* **DO THIS**
Below is some material; set it all down exactly, apart from the pictures.

* **COLLECTED MATERIAL**
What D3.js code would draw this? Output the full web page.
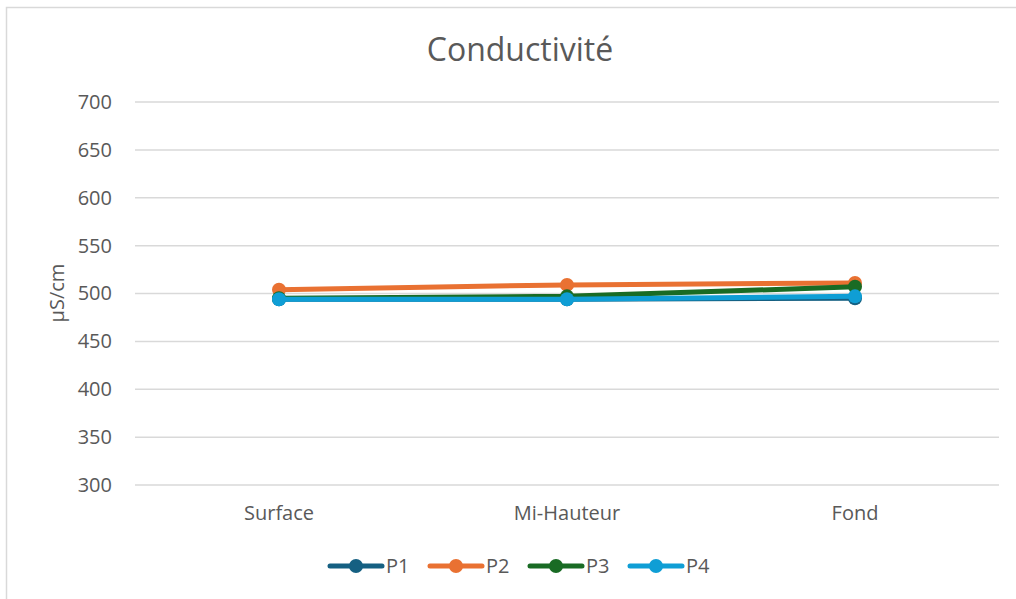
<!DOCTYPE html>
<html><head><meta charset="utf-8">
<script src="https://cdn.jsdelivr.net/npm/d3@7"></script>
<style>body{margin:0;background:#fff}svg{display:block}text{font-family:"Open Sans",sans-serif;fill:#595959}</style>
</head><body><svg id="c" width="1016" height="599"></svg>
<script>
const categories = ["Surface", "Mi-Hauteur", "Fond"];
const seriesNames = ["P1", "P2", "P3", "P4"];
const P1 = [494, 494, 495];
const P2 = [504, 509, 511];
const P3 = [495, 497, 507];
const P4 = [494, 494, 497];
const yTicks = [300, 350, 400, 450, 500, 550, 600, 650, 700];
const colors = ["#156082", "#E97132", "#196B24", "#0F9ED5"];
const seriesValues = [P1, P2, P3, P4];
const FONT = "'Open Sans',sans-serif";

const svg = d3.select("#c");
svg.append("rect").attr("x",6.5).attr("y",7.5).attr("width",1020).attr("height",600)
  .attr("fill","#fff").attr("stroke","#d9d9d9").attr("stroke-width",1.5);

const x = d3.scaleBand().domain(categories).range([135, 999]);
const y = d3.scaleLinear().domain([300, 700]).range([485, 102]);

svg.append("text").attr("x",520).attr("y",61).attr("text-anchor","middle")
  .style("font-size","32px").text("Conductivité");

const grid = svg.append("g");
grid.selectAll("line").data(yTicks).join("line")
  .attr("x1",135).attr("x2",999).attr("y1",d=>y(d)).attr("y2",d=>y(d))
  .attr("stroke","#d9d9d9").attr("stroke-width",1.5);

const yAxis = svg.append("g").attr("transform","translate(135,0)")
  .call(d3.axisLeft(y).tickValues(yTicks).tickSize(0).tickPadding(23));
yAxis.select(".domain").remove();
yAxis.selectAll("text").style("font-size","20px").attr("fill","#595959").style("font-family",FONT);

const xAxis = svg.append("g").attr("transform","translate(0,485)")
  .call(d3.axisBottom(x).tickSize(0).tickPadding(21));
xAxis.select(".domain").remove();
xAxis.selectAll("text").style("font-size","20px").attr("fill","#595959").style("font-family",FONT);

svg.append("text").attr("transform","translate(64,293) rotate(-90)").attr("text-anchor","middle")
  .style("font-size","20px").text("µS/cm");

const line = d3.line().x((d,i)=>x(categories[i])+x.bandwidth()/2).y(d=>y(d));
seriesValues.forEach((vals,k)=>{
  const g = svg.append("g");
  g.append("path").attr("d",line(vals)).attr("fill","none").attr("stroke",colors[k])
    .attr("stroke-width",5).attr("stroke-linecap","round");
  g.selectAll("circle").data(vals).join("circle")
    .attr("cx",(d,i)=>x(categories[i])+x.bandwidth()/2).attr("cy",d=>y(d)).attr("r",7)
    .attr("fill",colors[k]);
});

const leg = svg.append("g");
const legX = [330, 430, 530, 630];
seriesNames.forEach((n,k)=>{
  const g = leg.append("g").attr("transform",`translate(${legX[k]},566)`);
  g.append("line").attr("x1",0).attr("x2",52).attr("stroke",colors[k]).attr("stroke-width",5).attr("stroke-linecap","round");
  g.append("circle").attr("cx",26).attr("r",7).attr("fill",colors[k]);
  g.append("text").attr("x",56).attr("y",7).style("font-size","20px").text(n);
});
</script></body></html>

* **ANSWER FOR THE TASK**
What D3.js code would draw this? Output the full web page.
<!DOCTYPE html>
<html><head><meta charset="utf-8">
<script src="https://cdn.jsdelivr.net/npm/d3@7"></script>
<style>body{margin:0;background:#fff}svg{display:block}text{font-family:"Open Sans",sans-serif;fill:#595959}</style>
</head><body><svg id="c" width="1016" height="599"></svg>
<script>
const categories = ["Surface", "Mi-Hauteur", "Fond"];
const seriesNames = ["P1", "P2", "P3", "P4"];
const P1 = [494, 494, 495];
const P2 = [504, 509, 511];
const P3 = [495, 497, 507];
const P4 = [494, 494, 497];
const yTicks = [300, 350, 400, 450, 500, 550, 600, 650, 700];
const colors = ["#156082", "#E97132", "#196B24", "#0F9ED5"];
const seriesValues = [P1, P2, P3, P4];
const FONT = "'Open Sans',sans-serif";

const svg = d3.select("#c");
svg.append("rect").attr("x",6.5).attr("y",7.5).attr("width",1020).attr("height",600)
  .attr("fill","#fff").attr("stroke","#d9d9d9").attr("stroke-width",1.5);

const x = d3.scaleBand().domain(categories).range([135, 999]);
const y = d3.scaleLinear().domain([300, 700]).range([485, 102]);

svg.append("text").attr("x",520).attr("y",61).attr("text-anchor","middle")
  .style("font-size","32px").text("Conductivité");

const grid = svg.append("g");
grid.selectAll("line").data(yTicks).join("line")
  .attr("x1",135).attr("x2",999).attr("y1",d=>y(d)).attr("y2",d=>y(d))
  .attr("stroke","#d9d9d9").attr("stroke-width",1.5);

const yAxis = svg.append("g").attr("transform","translate(135,0)")
  .call(d3.axisLeft(y).tickValues(yTicks).tickSize(0).tickPadding(23));
yAxis.select(".domain").remove();
yAxis.selectAll("text").style("font-size","20px").attr("fill","#595959").style("font-family",FONT);

const xAxis = svg.append("g").attr("transform","translate(0,485)")
  .call(d3.axisBottom(x).tickSize(0).tickPadding(21));
xAxis.select(".domain").remove();
xAxis.selectAll("text").style("font-size","20px").attr("fill","#595959").style("font-family",FONT);

svg.append("text").attr("transform","translate(64,293) rotate(-90)").attr("text-anchor","middle")
  .style("font-size","20px").text("µS/cm");

const line = d3.line().x((d,i)=>x(categories[i])+x.bandwidth()/2).y(d=>y(d));
seriesValues.forEach((vals,k)=>{
  const g = svg.append("g");
  g.append("path").attr("d",line(vals)).attr("fill","none").attr("stroke",colors[k])
    .attr("stroke-width",5).attr("stroke-linecap","round");
  g.selectAll("circle").data(vals).join("circle")
    .attr("cx",(d,i)=>x(categories[i])+x.bandwidth()/2).attr("cy",d=>y(d)).attr("r",7)
    .attr("fill",colors[k]);
});

const leg = svg.append("g");
const legX = [330, 430, 530, 630];
seriesNames.forEach((n,k)=>{
  const g = leg.append("g").attr("transform",`translate(${legX[k]},566)`);
  g.append("line").attr("x1",0).attr("x2",52).attr("stroke",colors[k]).attr("stroke-width",5).attr("stroke-linecap","round");
  g.append("circle").attr("cx",26).attr("r",7).attr("fill",colors[k]);
  g.append("text").attr("x",56).attr("y",7).style("font-size","20px").text(n);
});
</script></body></html>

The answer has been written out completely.